What is expected » Extract everything from the first line through the line with "0.74, 0.67, 0.36];", both ends included, except for any pictures.

Supplied information »
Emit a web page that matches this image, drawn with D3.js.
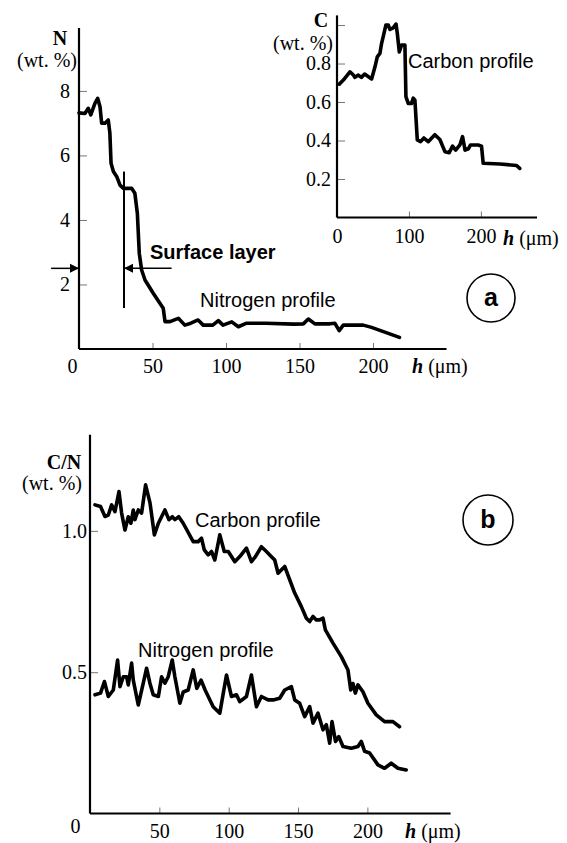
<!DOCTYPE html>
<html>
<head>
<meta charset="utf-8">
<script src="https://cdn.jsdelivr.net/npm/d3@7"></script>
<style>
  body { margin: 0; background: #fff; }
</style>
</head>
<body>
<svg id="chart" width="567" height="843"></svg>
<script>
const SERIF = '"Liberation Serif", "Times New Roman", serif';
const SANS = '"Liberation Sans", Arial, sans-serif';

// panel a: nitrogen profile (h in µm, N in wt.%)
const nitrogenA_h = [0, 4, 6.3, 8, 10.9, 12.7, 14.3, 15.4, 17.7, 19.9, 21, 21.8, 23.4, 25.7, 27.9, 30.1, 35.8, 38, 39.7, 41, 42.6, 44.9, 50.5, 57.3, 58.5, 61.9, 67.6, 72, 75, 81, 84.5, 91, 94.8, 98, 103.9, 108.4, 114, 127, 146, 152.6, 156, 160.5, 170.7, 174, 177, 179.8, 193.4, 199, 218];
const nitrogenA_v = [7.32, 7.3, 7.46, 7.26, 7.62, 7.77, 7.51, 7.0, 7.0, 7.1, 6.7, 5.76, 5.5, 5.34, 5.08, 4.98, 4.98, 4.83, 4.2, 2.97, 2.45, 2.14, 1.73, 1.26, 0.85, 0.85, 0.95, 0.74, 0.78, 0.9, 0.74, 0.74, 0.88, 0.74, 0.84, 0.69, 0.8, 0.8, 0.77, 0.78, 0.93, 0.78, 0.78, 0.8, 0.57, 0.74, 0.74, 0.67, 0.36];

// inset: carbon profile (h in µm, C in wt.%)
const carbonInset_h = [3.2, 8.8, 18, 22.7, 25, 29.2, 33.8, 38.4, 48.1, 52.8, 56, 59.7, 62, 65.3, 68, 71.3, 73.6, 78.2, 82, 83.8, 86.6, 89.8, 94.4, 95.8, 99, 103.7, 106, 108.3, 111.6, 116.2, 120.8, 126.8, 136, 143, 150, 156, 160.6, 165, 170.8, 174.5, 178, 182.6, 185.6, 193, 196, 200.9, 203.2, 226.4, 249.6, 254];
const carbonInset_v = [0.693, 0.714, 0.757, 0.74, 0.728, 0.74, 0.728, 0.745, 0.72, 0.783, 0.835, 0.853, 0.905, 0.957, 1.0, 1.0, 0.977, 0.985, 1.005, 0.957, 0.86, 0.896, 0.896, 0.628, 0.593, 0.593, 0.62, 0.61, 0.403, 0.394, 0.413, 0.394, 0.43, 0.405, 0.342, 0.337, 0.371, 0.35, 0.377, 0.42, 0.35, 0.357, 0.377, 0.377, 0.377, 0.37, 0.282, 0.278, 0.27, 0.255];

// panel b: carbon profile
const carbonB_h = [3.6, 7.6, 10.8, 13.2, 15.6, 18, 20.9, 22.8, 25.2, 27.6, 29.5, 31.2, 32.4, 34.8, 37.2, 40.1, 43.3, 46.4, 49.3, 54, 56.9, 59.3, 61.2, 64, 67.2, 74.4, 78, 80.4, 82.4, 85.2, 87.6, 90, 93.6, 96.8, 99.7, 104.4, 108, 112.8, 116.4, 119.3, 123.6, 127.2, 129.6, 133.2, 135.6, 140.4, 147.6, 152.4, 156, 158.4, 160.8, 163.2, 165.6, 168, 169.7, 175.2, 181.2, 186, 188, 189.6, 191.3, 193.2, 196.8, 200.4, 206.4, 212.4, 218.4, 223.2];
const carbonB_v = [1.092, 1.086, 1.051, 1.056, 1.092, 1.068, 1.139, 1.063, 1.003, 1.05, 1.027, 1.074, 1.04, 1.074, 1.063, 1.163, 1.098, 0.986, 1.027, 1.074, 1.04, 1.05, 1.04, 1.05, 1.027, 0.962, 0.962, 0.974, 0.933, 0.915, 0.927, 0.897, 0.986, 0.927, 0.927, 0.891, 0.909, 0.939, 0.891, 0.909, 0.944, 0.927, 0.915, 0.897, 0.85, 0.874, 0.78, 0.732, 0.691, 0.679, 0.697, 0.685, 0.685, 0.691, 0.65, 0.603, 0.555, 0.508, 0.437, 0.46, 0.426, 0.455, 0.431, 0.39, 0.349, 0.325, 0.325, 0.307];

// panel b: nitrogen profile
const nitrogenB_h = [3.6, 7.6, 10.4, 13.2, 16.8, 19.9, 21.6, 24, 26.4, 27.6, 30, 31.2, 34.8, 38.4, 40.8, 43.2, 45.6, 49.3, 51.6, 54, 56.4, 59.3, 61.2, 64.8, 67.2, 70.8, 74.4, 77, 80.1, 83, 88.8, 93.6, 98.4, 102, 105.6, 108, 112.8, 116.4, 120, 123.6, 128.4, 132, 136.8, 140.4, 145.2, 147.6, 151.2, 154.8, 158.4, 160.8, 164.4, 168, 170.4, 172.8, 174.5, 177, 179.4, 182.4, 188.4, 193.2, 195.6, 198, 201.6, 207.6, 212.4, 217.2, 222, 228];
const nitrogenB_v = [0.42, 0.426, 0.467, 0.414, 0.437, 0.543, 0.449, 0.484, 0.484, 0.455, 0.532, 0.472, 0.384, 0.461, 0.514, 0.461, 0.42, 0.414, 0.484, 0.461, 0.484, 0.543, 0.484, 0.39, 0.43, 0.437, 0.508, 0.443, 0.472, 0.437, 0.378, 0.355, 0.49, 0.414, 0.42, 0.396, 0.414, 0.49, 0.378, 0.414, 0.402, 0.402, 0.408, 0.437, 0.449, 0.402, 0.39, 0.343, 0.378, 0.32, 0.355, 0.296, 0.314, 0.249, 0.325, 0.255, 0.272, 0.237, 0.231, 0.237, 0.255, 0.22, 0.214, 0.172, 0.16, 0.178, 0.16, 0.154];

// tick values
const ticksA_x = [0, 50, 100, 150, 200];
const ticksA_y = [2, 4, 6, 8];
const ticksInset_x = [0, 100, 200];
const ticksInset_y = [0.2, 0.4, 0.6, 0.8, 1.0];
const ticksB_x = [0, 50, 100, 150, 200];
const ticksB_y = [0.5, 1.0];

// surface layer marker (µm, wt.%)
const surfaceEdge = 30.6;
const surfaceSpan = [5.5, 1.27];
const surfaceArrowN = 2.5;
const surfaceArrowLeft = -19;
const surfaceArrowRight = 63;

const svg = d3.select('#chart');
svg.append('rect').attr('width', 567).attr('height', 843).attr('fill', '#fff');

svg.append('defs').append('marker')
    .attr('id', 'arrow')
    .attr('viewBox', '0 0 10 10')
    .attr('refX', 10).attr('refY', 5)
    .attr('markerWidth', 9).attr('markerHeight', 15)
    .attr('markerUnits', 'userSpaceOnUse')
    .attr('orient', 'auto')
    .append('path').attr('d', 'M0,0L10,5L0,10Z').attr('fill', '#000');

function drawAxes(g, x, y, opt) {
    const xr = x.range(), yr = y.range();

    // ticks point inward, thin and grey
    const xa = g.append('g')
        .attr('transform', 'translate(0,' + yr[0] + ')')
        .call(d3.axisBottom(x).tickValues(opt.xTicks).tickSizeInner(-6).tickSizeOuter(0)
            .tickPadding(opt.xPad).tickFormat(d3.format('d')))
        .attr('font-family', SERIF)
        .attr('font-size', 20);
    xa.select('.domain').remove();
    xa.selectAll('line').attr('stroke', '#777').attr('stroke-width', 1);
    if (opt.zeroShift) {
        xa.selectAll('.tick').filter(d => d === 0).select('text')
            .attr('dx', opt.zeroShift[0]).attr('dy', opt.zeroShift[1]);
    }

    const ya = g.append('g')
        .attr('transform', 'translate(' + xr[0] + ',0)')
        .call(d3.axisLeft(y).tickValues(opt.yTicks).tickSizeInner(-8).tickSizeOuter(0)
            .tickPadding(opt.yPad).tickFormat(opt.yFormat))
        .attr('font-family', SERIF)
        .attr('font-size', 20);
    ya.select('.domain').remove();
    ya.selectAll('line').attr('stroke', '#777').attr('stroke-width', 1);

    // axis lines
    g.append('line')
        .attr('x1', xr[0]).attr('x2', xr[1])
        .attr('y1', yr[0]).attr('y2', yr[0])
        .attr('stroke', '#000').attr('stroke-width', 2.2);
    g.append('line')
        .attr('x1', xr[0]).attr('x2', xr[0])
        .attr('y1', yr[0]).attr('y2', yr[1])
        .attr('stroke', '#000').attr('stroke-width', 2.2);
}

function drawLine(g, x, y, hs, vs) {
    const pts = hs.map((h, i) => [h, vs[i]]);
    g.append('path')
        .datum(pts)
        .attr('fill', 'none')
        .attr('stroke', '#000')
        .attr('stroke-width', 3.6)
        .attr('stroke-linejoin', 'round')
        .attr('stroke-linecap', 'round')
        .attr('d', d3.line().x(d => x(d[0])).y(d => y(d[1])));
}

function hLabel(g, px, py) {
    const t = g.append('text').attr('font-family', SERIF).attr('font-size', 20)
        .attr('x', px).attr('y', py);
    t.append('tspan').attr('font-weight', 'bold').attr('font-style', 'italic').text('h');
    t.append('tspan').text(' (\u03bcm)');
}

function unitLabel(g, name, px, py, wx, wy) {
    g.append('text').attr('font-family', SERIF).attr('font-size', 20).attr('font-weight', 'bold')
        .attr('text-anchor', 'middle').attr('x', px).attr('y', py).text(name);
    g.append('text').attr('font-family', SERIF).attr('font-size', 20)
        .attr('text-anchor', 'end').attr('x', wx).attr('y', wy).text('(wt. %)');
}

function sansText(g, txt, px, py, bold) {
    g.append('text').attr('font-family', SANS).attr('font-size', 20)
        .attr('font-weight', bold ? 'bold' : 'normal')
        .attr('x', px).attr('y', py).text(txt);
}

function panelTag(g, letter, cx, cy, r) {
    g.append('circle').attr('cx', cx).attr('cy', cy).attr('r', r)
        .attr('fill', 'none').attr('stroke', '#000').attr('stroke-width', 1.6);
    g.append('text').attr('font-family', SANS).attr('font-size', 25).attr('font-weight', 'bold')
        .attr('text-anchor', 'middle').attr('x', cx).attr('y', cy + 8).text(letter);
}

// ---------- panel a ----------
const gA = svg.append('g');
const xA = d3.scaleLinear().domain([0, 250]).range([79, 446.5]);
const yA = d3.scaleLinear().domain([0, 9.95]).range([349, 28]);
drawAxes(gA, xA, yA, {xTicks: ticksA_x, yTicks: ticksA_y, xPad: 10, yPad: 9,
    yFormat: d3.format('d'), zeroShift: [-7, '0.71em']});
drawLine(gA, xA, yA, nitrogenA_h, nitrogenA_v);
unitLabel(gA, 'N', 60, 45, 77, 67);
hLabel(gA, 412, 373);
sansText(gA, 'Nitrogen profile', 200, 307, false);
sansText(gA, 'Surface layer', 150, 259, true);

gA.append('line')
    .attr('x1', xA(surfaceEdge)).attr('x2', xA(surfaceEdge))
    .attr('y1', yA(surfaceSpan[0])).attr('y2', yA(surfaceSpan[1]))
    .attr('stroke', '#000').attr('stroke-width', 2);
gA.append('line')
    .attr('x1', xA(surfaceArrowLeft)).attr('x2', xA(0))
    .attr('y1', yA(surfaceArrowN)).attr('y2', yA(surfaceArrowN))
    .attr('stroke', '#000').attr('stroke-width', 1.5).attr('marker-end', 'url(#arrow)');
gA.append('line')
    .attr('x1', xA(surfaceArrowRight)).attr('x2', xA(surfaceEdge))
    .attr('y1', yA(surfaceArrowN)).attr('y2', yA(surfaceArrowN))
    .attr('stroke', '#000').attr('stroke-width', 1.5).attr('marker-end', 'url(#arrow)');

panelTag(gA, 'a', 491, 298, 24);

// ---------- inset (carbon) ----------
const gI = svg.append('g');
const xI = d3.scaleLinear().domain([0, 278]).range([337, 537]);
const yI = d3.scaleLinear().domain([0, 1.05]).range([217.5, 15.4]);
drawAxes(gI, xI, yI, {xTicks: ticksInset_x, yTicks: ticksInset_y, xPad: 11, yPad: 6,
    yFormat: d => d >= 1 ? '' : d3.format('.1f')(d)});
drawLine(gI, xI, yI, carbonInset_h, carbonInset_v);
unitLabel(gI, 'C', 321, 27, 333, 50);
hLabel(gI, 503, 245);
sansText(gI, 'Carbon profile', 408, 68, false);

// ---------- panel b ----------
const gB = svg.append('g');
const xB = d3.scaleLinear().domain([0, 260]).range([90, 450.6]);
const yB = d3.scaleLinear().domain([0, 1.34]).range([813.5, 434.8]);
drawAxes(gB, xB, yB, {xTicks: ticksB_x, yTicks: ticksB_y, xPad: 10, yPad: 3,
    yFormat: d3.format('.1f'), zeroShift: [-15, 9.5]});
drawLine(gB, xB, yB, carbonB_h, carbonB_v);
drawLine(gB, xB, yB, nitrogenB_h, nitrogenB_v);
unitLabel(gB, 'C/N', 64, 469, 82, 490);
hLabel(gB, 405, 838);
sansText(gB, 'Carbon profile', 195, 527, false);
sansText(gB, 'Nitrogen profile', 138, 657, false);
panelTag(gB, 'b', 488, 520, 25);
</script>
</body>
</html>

Final result »
Emit a web page that matches this image, drawn with D3.js.
<!DOCTYPE html>
<html>
<head>
<meta charset="utf-8">
<script src="https://cdn.jsdelivr.net/npm/d3@7"></script>
<style>
  body { margin: 0; background: #fff; }
</style>
</head>
<body>
<svg id="chart" width="567" height="843"></svg>
<script>
const SERIF = '"Liberation Serif", "Times New Roman", serif';
const SANS = '"Liberation Sans", Arial, sans-serif';

// panel a: nitrogen profile (h in µm, N in wt.%)
const nitrogenA_h = [0, 4, 6.3, 8, 10.9, 12.7, 14.3, 15.4, 17.7, 19.9, 21, 21.8, 23.4, 25.7, 27.9, 30.1, 35.8, 38, 39.7, 41, 42.6, 44.9, 50.5, 57.3, 58.5, 61.9, 67.6, 72, 75, 81, 84.5, 91, 94.8, 98, 103.9, 108.4, 114, 127, 146, 152.6, 156, 160.5, 170.7, 174, 177, 179.8, 193.4, 199, 218];
const nitrogenA_v = [7.32, 7.3, 7.46, 7.26, 7.62, 7.77, 7.51, 7.0, 7.0, 7.1, 6.7, 5.76, 5.5, 5.34, 5.08, 4.98, 4.98, 4.83, 4.2, 2.97, 2.45, 2.14, 1.73, 1.26, 0.85, 0.85, 0.95, 0.74, 0.78, 0.9, 0.74, 0.74, 0.88, 0.74, 0.84, 0.69, 0.8, 0.8, 0.77, 0.78, 0.93, 0.78, 0.78, 0.8, 0.57, 0.74, 0.74, 0.67, 0.36];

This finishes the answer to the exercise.